[Start Items]

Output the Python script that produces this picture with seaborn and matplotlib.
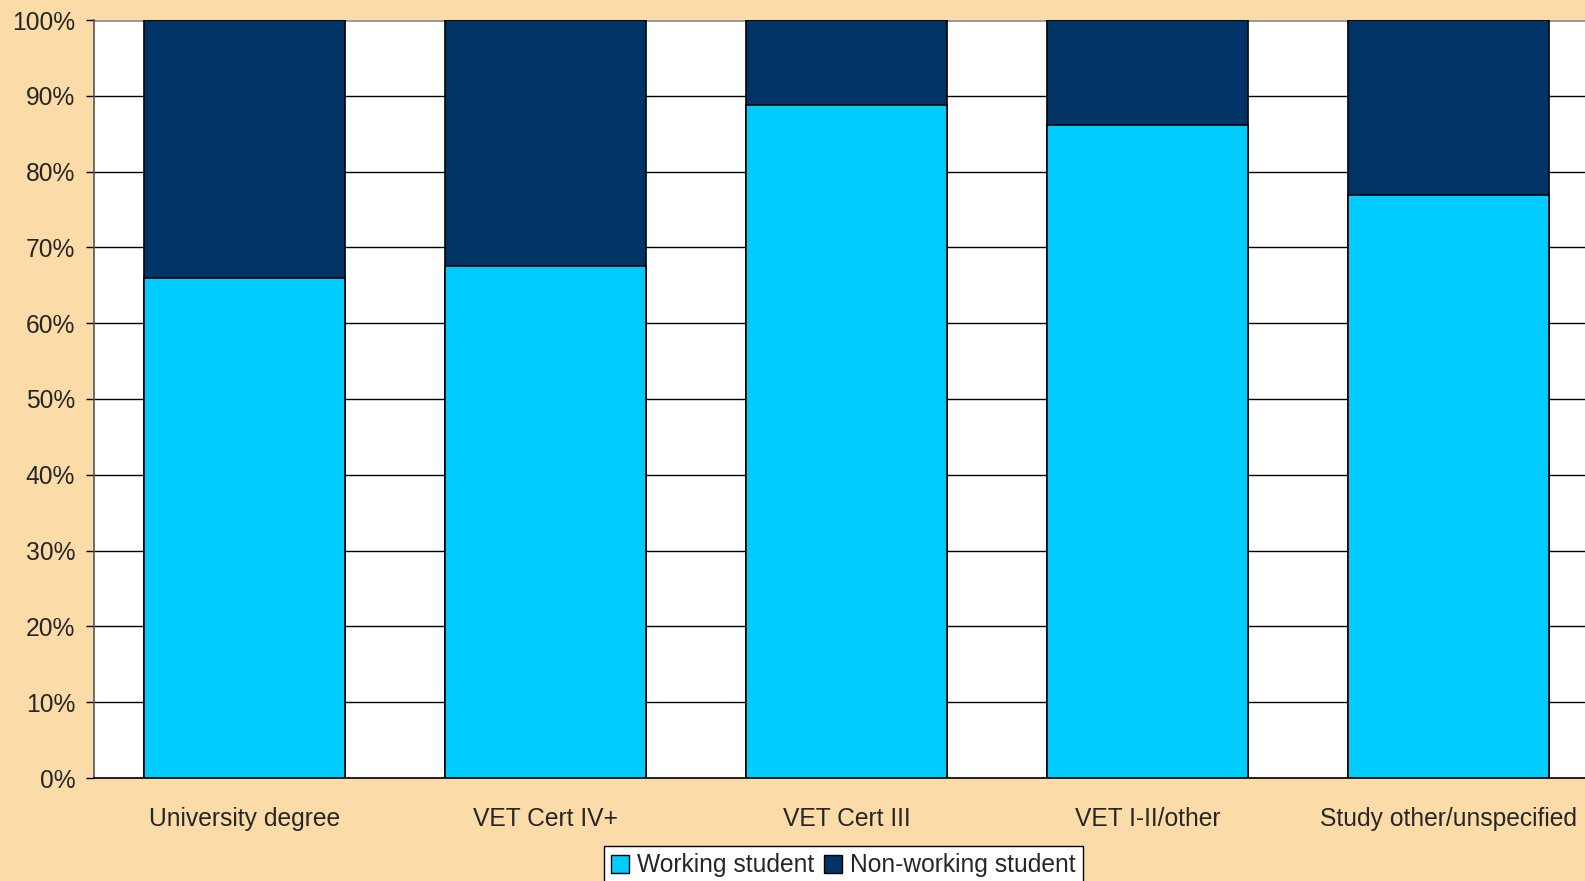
import pandas as pd
import seaborn as sns
import matplotlib
matplotlib.use('Agg')
import matplotlib.pyplot as plt
from matplotlib.patches import Patch
from matplotlib.ticker import FixedLocator, PercentFormatter

# Kategoriler ve yüzdeler
categories = ["University degree", "VET Cert IV+", "VET Cert III", "VET I-II/other", "Study other/unspecified"]
working = [65.9, 67.6, 88.8, 86.1, 76.9]
non_working = [100 - w for w in working]
series_names = ["Working student", "Non-working student"]

cyan = "#00CCFF"
navy = "#003366"
bg = "#FBDBA8"

df = pd.DataFrame({"kategori": categories, "working": working, "non_working": non_working})
df["toplam"] = df["working"] + df["non_working"]

sns.set_style("white")
plt.rcParams['font.family'] = ['Liberation Sans', 'DejaVu Sans']

fig = plt.figure(figsize=(15.85, 8.81), dpi=100, facecolor=bg)
ax = fig.add_axes([94 / 1585, 103 / 881, 1505 / 1585, 758 / 881])
ax.set_facecolor("white")

# Yığılmış çubuklar: önce toplam (lacivert), üstüne çalışan (camgöbeği)
sns.barplot(data=df, x="kategori", y="toplam", color=navy, width=0.67,
            edgecolor="black", linewidth=1.2, saturation=1, ax=ax, zorder=3)
sns.barplot(data=df, x="kategori", y="working", color=cyan, width=0.67,
            edgecolor="black", linewidth=1.2, saturation=1, ax=ax, zorder=3)

ax.set_xlim(-0.5, len(categories) - 0.5)
ax.set_ylim(0, 100)
ax.set_xlabel("")
ax.set_ylabel("")

ax.yaxis.set_major_locator(FixedLocator(range(0, 101, 10)))
ax.yaxis.set_major_formatter(PercentFormatter(decimals=0))
ax.grid(axis="y", color="black", linewidth=1, zorder=0)
ax.set_axisbelow(True)

ax.xaxis.set_minor_locator(FixedLocator([i - 0.5 for i in range(len(categories) + 1)]))
ax.tick_params(axis="x", which="major", length=0, pad=21, labelsize=17.7)
ax.tick_params(axis="x", which="minor", length=6, width=1, color="black", direction="out")
ax.tick_params(axis="y", length=6, width=1, color="black", direction="out", left=True,
               pad=7.5, labelsize=17.7)

for side in ["top", "right"]:
    ax.spines[side].set_visible(False)
ax.spines["left"].set_color("#555555")
ax.spines["bottom"].set_color("black")
ax.spines["left"].set_linewidth(1.2)
ax.spines["bottom"].set_linewidth(1.2)
ax.axhline(100, color="#999999", linewidth=2, zorder=1)

handles = [Patch(facecolor=cyan, edgecolor="black", linewidth=1),
           Patch(facecolor=navy, edgecolor="black", linewidth=1)]
leg = fig.legend(handles, series_names, loc="center", bbox_to_anchor=(0.532, 0.018),
                 ncol=2, fontsize=17.7, frameon=True, fancybox=False, framealpha=1,
                 edgecolor="black", facecolor="white", handlelength=0.75, handleheight=0.75,
                 handletextpad=0.3, columnspacing=0.4, borderpad=0.3, borderaxespad=0)
leg.get_frame().set_linewidth(1)

fig.savefig("out.png", dpi=100, facecolor=bg)
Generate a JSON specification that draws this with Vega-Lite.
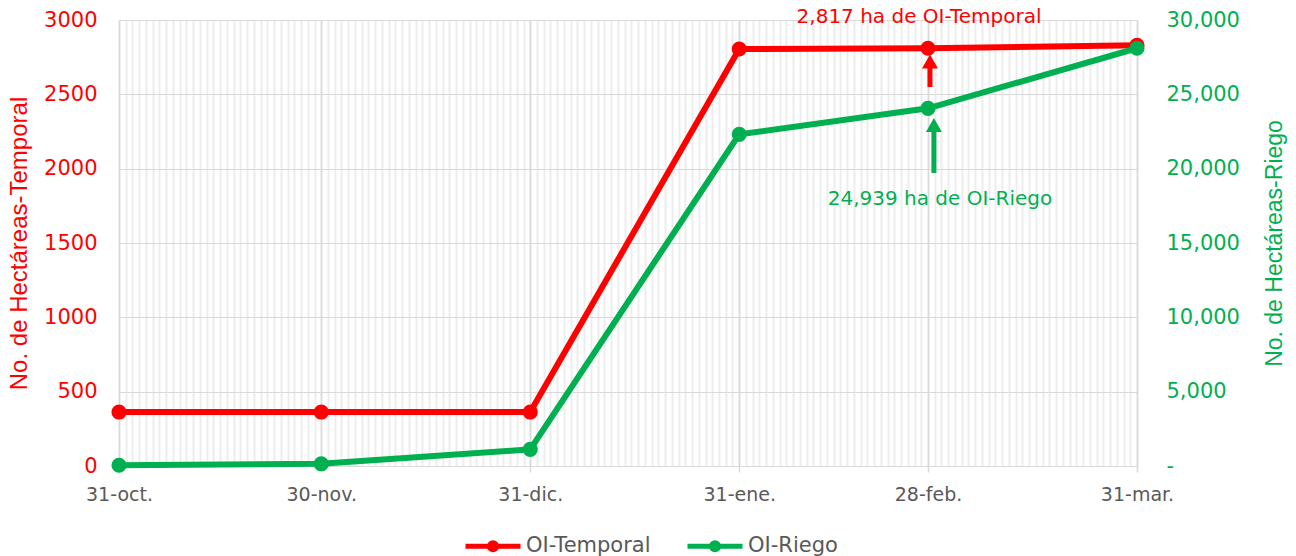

[End Items]

> Goal of the exercise:
Only the lines from the start of the records above through the line containing "ax.set_axisbelow(True)" should be returned, exactly and with both ends, please; the pictures stay out.

> Complete answer:
Output the Python script that produces this picture with seaborn and matplotlib.
import pandas as pd
import seaborn as sns
import matplotlib
matplotlib.use('Agg')
import matplotlib.pyplot as plt
from matplotlib.patches import Patch
from matplotlib.ticker import FixedLocator, PercentFormatter

# Kategoriler ve yüzdeler
categories = ["University degree", "VET Cert IV+", "VET Cert III", "VET I-II/other", "Study other/unspecified"]
working = [65.9, 67.6, 88.8, 86.1, 76.9]
non_working = [100 - w for w in working]
series_names = ["Working student", "Non-working student"]

cyan = "#00CCFF"
navy = "#003366"
bg = "#FBDBA8"

df = pd.DataFrame({"kategori": categories, "working": working, "non_working": non_working})
df["toplam"] = df["working"] + df["non_working"]

sns.set_style("white")
plt.rcParams['font.family'] = ['Liberation Sans', 'DejaVu Sans']

fig = plt.figure(figsize=(15.85, 8.81), dpi=100, facecolor=bg)
ax = fig.add_axes([94 / 1585, 103 / 881, 1505 / 1585, 758 / 881])
ax.set_facecolor("white")

# Yığılmış çubuklar: önce toplam (lacivert), üstüne çalışan (camgöbeği)
sns.barplot(data=df, x="kategori", y="toplam", color=navy, width=0.67,
            edgecolor="black", linewidth=1.2, saturation=1, ax=ax, zorder=3)
sns.barplot(data=df, x="kategori", y="working", color=cyan, width=0.67,
            edgecolor="black", linewidth=1.2, saturation=1, ax=ax, zorder=3)

ax.set_xlim(-0.5, len(categories) - 0.5)
ax.set_ylim(0, 100)
ax.set_xlabel("")
ax.set_ylabel("")

ax.yaxis.set_major_locator(FixedLocator(range(0, 101, 10)))
ax.yaxis.set_major_formatter(PercentFormatter(decimals=0))
ax.grid(axis="y", color="black", linewidth=1, zorder=0)
ax.set_axisbelow(True)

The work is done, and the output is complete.